一例として、業務の機械化により基金の自主性を確保しローコストを実現しインフラの武装集団に変貌させます。実務的には、Ⅱ型の業務委託をⅠA型に移行し、総幹事委託から指定法人委託に切り替えます 次いで、<給付改善>の一環としてハイコストを内包している代行型を加算型に変更します。その上、母体企業の財務体質を悪化させている退職金制度を基金に取り込み、母体企業の財務体質改善に寄与すると共に基金の資産規模を増大させます。その延長線上に、単独設立を関係会社の事業所編入により連合設立へ移行し、基金の資産規模を一層拡大し資産運用効果を増大させます。

<福祉事業>の原資は原則資産運用の利差益とし、各種補助金を始めに高齢加入員向けの老後生活設計作成の機会提供、OB会運営、遺児育英資金提供等々を行い、加入員等の視線を自然に基金に向けさせるよう仕掛けを作ります。更に、<広報事業>の展開において、経営指針の理解徹底を期してポリシー溢れる編集を企画し、ディスクローズを高めつつ、<我身に近い>、「同心而離居」なものを醸成していき、年金額の嵩に変えられない或るものを作り出します。年金受給者がここの基金に加入していて良かったと思ってくれるような、そういう或るもの。最後に、<資産運用>の最良執行を図るために、猛烈な金融関係の学習と運用改善の実施、コストダウンの追及を行い、運用実績を高めていくこと。

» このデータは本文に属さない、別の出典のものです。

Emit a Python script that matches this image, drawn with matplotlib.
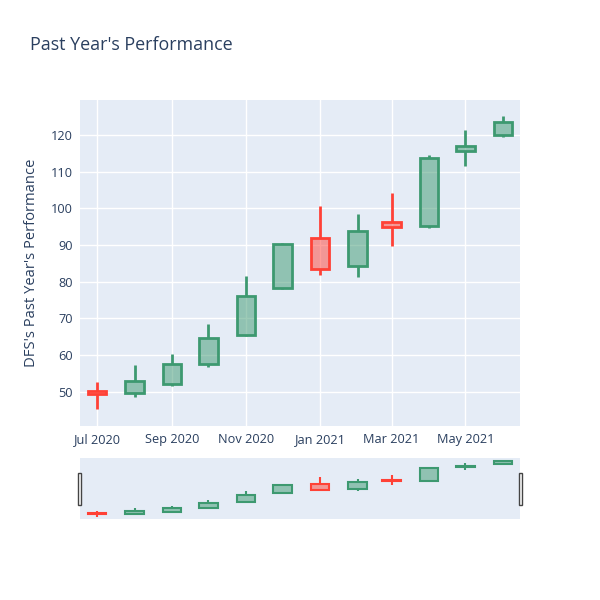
import numpy as np
import pandas as pd
import matplotlib
matplotlib.use("Agg")
import matplotlib.pyplot as plt
import matplotlib.dates as mdates
from matplotlib.patches import Rectangle

plt.rcParams["font.family"] = ["Open Sans", "DejaVu Sans"]

# Monthly OHLC
months = pd.date_range("2020-07-01", "2021-06-01", freq="MS")
opens = [50.3, 49.6, 52.2, 57.5, 65.6, 78.2, 92.0, 84.3, 96.3, 95.3, 115.5, 120.1]
highs = [52.7, 57.4, 60.3, 68.4, 81.6, 90.6, 100.7, 98.5, 104.2, 114.6, 121.2, 125.2]
lows = [45.3, 48.6, 51.7, 56.9, 65.1, 78.0, 81.7, 81.2, 89.6, 94.7, 111.4, 119.3]
closes = [49.5, 53.0, 57.7, 64.8, 76.0, 90.3, 83.5, 93.9, 95.0, 113.8, 117.0, 123.4]

tick_dates = pd.to_datetime(["2020-07-01", "2020-09-01", "2020-11-01",
                             "2021-01-01", "2021-03-01", "2021-05-01"])
y_ticks = np.arange(50, 121, 10)

INC = "#3D9970"
DEC = "#FF4136"
BG = "#E5ECF6"
TXT = "#2a3f5f"


def draw_candles(ax, lw_box=2.0, lw_wick=2.0):
    x = mdates.date2num(months)
    for xi, o, h, l, c in zip(x, opens, highs, lows, closes):
        col = INC if c >= o else DEC
        lo_b, hi_b = min(o, c), max(o, c)
        ax.vlines(xi, l, lo_b, color=col, lw=lw_wick, zorder=3)
        ax.vlines(xi, hi_b, h, color=col, lw=lw_wick, zorder=3)
        ax.bar(xi, hi_b - lo_b, bottom=lo_b, width=15, color=col, alpha=0.5,
               zorder=3, linewidth=0)
        ax.bar(xi, hi_b - lo_b, bottom=lo_b, width=15, facecolor="none",
               edgecolor=col, linewidth=lw_box, zorder=4)


fig = plt.figure(figsize=(6, 6), dpi=100)
x_lo = mdates.date2num(pd.Timestamp("2020-06-17"))
x_hi = mdates.date2num(pd.Timestamp("2021-06-15"))

# main axes
ax = fig.add_axes([80 / 600, 174 / 600, 440 / 600, 326 / 600])
ax.set_facecolor(BG)
draw_candles(ax)
ax.set_xlim(x_lo, x_hi)
ax.set_ylim(40.7, 129.5)
ax.set_yticks(y_ticks)
ax.set_xticks(mdates.date2num(tick_dates))
ax.xaxis.set_major_formatter(mdates.DateFormatter("%b %Y"))
ax.grid(True, color="white", lw=1, zorder=0)
ax.set_axisbelow(True)
for s in ax.spines.values():
    s.set_visible(False)
ax.tick_params(length=0, labelsize=9.2, colors=TXT, pad=5)
ax.set_ylabel("DFS's Past Year's Performance", fontsize=10.6, color=TXT, labelpad=9)

# range slider
sl = fig.add_axes([80 / 600, 81 / 600, 440 / 600, 61 / 600])
sl.set_facecolor(BG)
draw_candles(sl, lw_box=1.5, lw_wick=1.5)
sl.set_xlim(x_lo, x_hi)
sl.set_ylim(42, 128)
sl.set_xticks([])
sl.set_yticks([])
for s in sl.spines.values():
    s.set_visible(False)

for gx in (78, 519):
    fig.add_artist(Rectangle((gx / 600, (600 - 505) / 600), 3 / 600, 32 / 600,
                             transform=fig.transFigure, facecolor="white",
                             edgecolor="#444444", lw=1, zorder=10))

fig.text(30 / 600, 1 - 45 / 600, "Past Year's Performance", fontsize=12.9,
         color=TXT, ha="left", va="center")

fig.savefig("out.png", dpi=100)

劣悪な市場と天動説経営を続ければ、ジリ貧の悪循環から抜け出せないことは明
らかだ。年金を中心とする国民の資産運用の観点から、金融・證券市場と企業経営
を捕らえ直せば、日本の現実、日本的経営と日本型資本主義は「革命的」な転換を
遂げねばならないことが分かる。

末村 篤:年金が企業経営を変える~年金から見た日本資本主義論~
㈱日本投資信託制度研究所「FUND MANAGEMENT」 '97.夏季号



とは言え、これらのミクロの事象を個々バラバラに戦略もポリシーもないまま行うのではなく、加入員・年金受給者等に意味付けを与えつつ、同時並列的に有機的連結を維持しつつ、包括的に再々継続的に事業実施をすることで「似たような経験の蓄積」を高めて基金理解のインセンティブ(誘因)を醸成することが必要です。そうして始めて、当初の経営指針は達成されるのです。